La FIDH, la LIDHO et le MIDH considèrent que ces évènements extrêmement graves sont porteurs de lourdes incertitudes pour l’avenir de la Côte d’Ivoire, d’autant que continue d’y prévaloir une situation d’impunité clairement et régulièrement identifiée, y compris par le Conseil de sécurité des Nations Unies, comme facteur de risque majeur de violations des droits de l’Homme (résolution 1464 du 4 février 2003).

La FIDH, la LIDHO et le MIDH soulignent une nouvelle fois la responsabilité des autorités de Côte d’Ivoire : elles ont gravement failli à leur obligation de garantir le respect des droits de l’Homme, conformément aux instruments internationaux liant la Côte d’Ivoire et aux engagements pris dans le cadre des accords de Marcoussis.
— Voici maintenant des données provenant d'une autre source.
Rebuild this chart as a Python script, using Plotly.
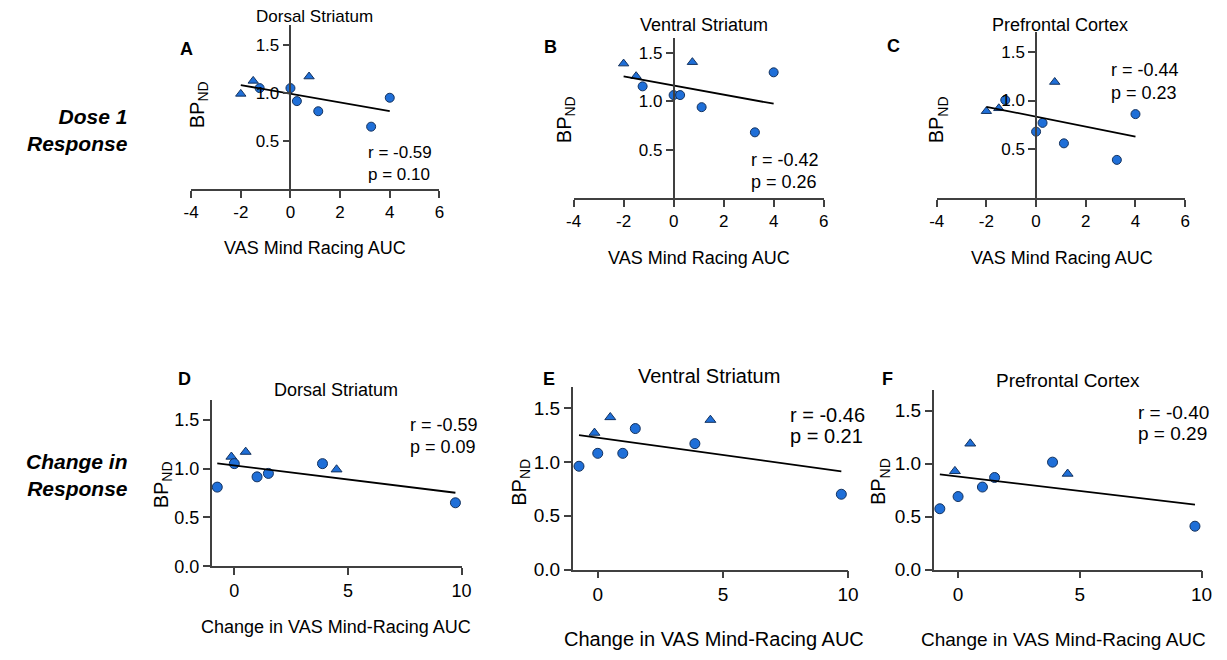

Une nouvelle fois l’exigence s’impose de la vérité sur les faits, de la justice et de la réparation pour les victimes et leurs famille. Il s’agit non seulement de répondre à un droit fondamental qu’elles réclament en vain, mais aussi de prévenir la perpétration de nouveaux crimes et, au-delà de contribuer à l’instauration d’une paix durable et à une vie politique apaisée.

Comme la FIDH le craignait (voir communiqué du 12 août 2003), les autorités ivoiriennes ont ignoré les dispositifs prévus dans les accords de Marcoussis aux fins d’enquête sur les violations des droits de l’Homme et de répression des crimes commis. L’annonce dans ces conditions d’un mécanisme national d’enquête sur les faits intervenus ces derniers jours ne peut être considérée comme crédible.

En conséquence, la FIDH, la LIDHO et le MIDH condamnent avec force la répression arbitraire et les violations des droits de l’Homme perpétrées ces derniers jours. Elles lancent un nouvel appel au calme à toutes les parties concernées.

Elles appellent la communauté internationale à la création, dans les plus brefs délais, d’une commission internationale d’enquête, et s’adressent en particulier au Secrétaire général des Nations Unies à cette fin. Cette commission devra établir les faits et les responsabilités afin que les auteurs des violations perpétrées soient effectivement traduits en justice.

La FIDH, la LIDHO et le MIDH annoncent qu’elles saisissent l’Organisation internationale de la Francophonie, aux fins d’intervention, d’une plainte pour « menace de rupture de la démocratie et violations graves des droits de l’Homme » dans le cadre de la procédure instaurée par la Déclaration de Bamako de novembre 2000 (Chapitre 5).

Nos organisations appellent enfin une nouvelle fois les autorités ivoiriennes à clarifier leur position sur la Cour pénale internationale, dont l’intervention serait certainement utile à prévenir l’aggravation de la situation et, en tout cas, à contribuer à lutter effectivement contre l’impunité.